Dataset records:
◆ ◆ ◆

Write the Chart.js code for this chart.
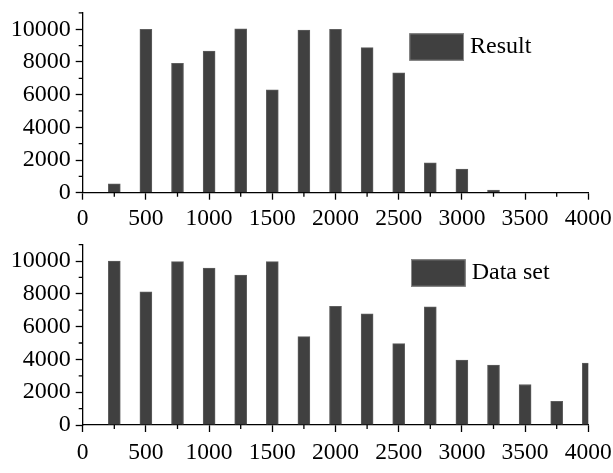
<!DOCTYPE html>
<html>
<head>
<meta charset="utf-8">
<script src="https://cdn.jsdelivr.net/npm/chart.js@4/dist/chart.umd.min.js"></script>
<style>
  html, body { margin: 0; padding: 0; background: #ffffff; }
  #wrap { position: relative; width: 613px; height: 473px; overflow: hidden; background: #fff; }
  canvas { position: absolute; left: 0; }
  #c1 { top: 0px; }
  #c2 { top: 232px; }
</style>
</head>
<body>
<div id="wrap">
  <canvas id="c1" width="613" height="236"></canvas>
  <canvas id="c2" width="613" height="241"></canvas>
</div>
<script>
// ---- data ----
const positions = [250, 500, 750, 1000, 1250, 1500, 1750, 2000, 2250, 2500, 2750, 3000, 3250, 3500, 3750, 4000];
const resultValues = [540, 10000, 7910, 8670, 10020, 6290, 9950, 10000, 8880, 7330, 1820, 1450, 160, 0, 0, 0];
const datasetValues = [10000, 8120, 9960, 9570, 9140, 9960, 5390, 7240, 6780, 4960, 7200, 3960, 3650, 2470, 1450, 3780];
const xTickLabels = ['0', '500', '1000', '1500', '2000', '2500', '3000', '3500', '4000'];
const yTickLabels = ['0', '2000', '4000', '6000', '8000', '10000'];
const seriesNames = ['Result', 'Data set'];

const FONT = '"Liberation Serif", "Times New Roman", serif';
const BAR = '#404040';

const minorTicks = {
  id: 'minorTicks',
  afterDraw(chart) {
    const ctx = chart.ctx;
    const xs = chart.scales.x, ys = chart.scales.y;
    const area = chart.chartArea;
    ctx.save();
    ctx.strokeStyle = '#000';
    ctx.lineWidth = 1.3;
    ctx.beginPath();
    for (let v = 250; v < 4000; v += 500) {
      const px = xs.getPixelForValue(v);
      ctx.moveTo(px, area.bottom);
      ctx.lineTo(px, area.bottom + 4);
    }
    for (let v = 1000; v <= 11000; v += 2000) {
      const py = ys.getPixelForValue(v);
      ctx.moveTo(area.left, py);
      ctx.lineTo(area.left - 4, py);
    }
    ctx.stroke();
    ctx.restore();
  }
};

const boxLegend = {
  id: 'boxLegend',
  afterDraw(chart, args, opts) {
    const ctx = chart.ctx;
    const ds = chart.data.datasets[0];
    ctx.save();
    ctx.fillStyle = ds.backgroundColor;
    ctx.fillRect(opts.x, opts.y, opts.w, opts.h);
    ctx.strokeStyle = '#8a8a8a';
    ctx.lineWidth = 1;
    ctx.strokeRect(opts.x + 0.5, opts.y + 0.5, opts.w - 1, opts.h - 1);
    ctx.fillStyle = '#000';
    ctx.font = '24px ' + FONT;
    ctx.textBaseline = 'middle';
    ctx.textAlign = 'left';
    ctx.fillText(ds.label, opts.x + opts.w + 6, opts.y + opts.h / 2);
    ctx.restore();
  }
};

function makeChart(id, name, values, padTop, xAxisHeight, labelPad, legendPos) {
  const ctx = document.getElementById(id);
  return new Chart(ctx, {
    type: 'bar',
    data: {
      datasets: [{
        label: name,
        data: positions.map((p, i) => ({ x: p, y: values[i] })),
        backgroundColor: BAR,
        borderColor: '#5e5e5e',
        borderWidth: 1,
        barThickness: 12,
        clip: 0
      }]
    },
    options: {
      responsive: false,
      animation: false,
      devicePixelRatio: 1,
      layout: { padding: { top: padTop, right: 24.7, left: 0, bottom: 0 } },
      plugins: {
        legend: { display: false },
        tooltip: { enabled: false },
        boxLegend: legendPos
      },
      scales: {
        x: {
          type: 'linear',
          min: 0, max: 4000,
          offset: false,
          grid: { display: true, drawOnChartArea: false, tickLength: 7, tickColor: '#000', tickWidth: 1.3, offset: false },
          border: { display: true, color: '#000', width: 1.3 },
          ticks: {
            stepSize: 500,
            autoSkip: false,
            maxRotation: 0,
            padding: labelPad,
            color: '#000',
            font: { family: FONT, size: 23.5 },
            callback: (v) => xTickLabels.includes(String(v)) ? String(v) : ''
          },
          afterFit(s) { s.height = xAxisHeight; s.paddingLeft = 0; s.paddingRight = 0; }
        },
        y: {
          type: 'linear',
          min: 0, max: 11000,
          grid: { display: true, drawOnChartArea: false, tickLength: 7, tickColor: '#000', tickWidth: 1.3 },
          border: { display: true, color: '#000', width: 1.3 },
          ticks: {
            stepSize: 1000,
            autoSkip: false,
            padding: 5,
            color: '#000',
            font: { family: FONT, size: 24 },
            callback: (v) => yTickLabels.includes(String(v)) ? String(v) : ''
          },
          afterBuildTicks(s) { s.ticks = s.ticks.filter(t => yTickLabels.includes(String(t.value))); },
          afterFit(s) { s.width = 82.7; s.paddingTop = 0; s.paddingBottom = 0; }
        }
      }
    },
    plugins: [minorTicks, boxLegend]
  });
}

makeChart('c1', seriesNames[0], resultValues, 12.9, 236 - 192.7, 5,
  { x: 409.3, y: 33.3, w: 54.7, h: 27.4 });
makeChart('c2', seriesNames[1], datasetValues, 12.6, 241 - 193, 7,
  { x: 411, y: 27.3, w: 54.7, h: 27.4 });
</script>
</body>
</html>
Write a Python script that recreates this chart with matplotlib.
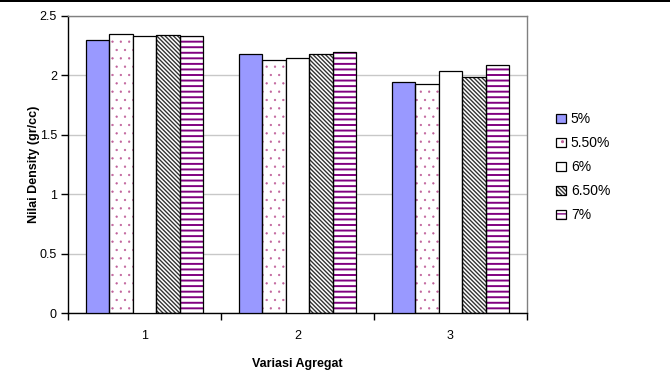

◆ ◆ ◆

What you will do: Print every record above exactly as written, leaving out the pictures.

Task solution:
Write the Chart.js code for this chart.
<!DOCTYPE html>
<html>
<head>
<meta charset="utf-8">
<script src="https://cdn.jsdelivr.net/npm/chart.js@4/dist/chart.umd.min.js"></script>
<style>
  html, body { margin: 0; padding: 0; background: #ffffff; }
  #wrap { position: relative; width: 613px; height: 473px; overflow: hidden; background: #fff; }
  canvas { position: absolute; left: 0; }
  #c1 { top: 0px; }
  #c2 { top: 232px; }
</style>
</head>
<body>
<div id="wrap">
  <canvas id="c1" width="613" height="236"></canvas>
  <canvas id="c2" width="613" height="241"></canvas>
</div>
<script>
// ---- data ----
const positions = [250, 500, 750, 1000, 1250, 1500, 1750, 2000, 2250, 2500, 2750, 3000, 3250, 3500, 3750, 4000];
const resultValues = [540, 10000, 7910, 8670, 10020, 6290, 9950, 10000, 8880, 7330, 1820, 1450, 160, 0, 0, 0];
const datasetValues = [10000, 8120, 9960, 9570, 9140, 9960, 5390, 7240, 6780, 4960, 7200, 3960, 3650, 2470, 1450, 3780];
const xTickLabels = ['0', '500', '1000', '1500', '2000', '2500', '3000', '3500', '4000'];
const yTickLabels = ['0', '2000', '4000', '6000', '8000', '10000'];
const seriesNames = ['Result', 'Data set'];

const FONT = '"Liberation Serif", "Times New Roman", serif';
const BAR = '#404040';

const minorTicks = {
  id: 'minorTicks',
  afterDraw(chart) {
    const ctx = chart.ctx;
    const xs = chart.scales.x, ys = chart.scales.y;
    const area = chart.chartArea;
    ctx.save();
    ctx.strokeStyle = '#000';
    ctx.lineWidth = 1.3;
    ctx.beginPath();
    for (let v = 250; v < 4000; v += 500) {
      const px = xs.getPixelForValue(v);
      ctx.moveTo(px, area.bottom);
      ctx.lineTo(px, area.bottom + 4);
    }
    for (let v = 1000; v <= 11000; v += 2000) {
      const py = ys.getPixelForValue(v);
      ctx.moveTo(area.left, py);
      ctx.lineTo(area.left - 4, py);
    }
    ctx.stroke();
    ctx.restore();
  }
};

const boxLegend = {
  id: 'boxLegend',
  afterDraw(chart, args, opts) {
    const ctx = chart.ctx;
    const ds = chart.data.datasets[0];
    ctx.save();
    ctx.fillStyle = ds.backgroundColor;
    ctx.fillRect(opts.x, opts.y, opts.w, opts.h);
    ctx.strokeStyle = '#8a8a8a';
    ctx.lineWidth = 1;
    ctx.strokeRect(opts.x + 0.5, opts.y + 0.5, opts.w - 1, opts.h - 1);
    ctx.fillStyle = '#000';
    ctx.font = '24px ' + FONT;
    ctx.textBaseline = 'middle';
    ctx.textAlign = 'left';
    ctx.fillText(ds.label, opts.x + opts.w + 6, opts.y + opts.h / 2);
    ctx.restore();
  }
};

function makeChart(id, name, values, padTop, xAxisHeight, labelPad, legendPos) {
  const ctx = document.getElementById(id);
  return new Chart(ctx, {
    type: 'bar',
    data: {
      datasets: [{
        label: name,
        data: positions.map((p, i) => ({ x: p, y: values[i] })),
        backgroundColor: BAR,
        borderColor: '#5e5e5e',
        borderWidth: 1,
        barThickness: 12,
        clip: 0
      }]
    },
    options: {
      responsive: false,
      animation: false,
      devicePixelRatio: 1,
      layout: { padding: { top: padTop, right: 24.7, left: 0, bottom: 0 } },
      plugins: {
        legend: { display: false },
        tooltip: { enabled: false },
        boxLegend: legendPos
      },
      scales: {
        x: {
          type: 'linear',
          min: 0, max: 4000,
          offset: false,
          grid: { display: true, drawOnChartArea: false, tickLength: 7, tickColor: '#000', tickWidth: 1.3, offset: false },
          border: { display: true, color: '#000', width: 1.3 },
          ticks: {
            stepSize: 500,
            autoSkip: false,
            maxRotation: 0,
            padding: labelPad,
            color: '#000',
            font: { family: FONT, size: 23.5 },
            callback: (v) => xTickLabels.includes(String(v)) ? String(v) : ''
          },
          afterFit(s) { s.height = xAxisHeight; s.paddingLeft = 0; s.paddingRight = 0; }
        },
        y: {
          type: 'linear',
          min: 0, max: 11000,
          grid: { display: true, drawOnChartArea: false, tickLength: 7, tickColor: '#000', tickWidth: 1.3 },
          border: { display: true, color: '#000', width: 1.3 },
          ticks: {
            stepSize: 1000,
            autoSkip: false,
            padding: 5,
            color: '#000',
            font: { family: FONT, size: 24 },
            callback: (v) => yTickLabels.includes(String(v)) ? String(v) : ''
          },
          afterBuildTicks(s) { s.ticks = s.ticks.filter(t => yTickLabels.includes(String(t.value))); },
          afterFit(s) { s.width = 82.7; s.paddingTop = 0; s.paddingBottom = 0; }
        }
      }
    },
    plugins: [minorTicks, boxLegend]
  });
}

makeChart('c1', seriesNames[0], resultValues, 12.9, 236 - 192.7, 5,
  { x: 409.3, y: 33.3, w: 54.7, h: 27.4 });
makeChart('c2', seriesNames[1], datasetValues, 12.6, 241 - 193, 7,
  { x: 411, y: 27.3, w: 54.7, h: 27.4 });
</script>
</body>
</html>
Write a Python script that recreates this chart with matplotlib.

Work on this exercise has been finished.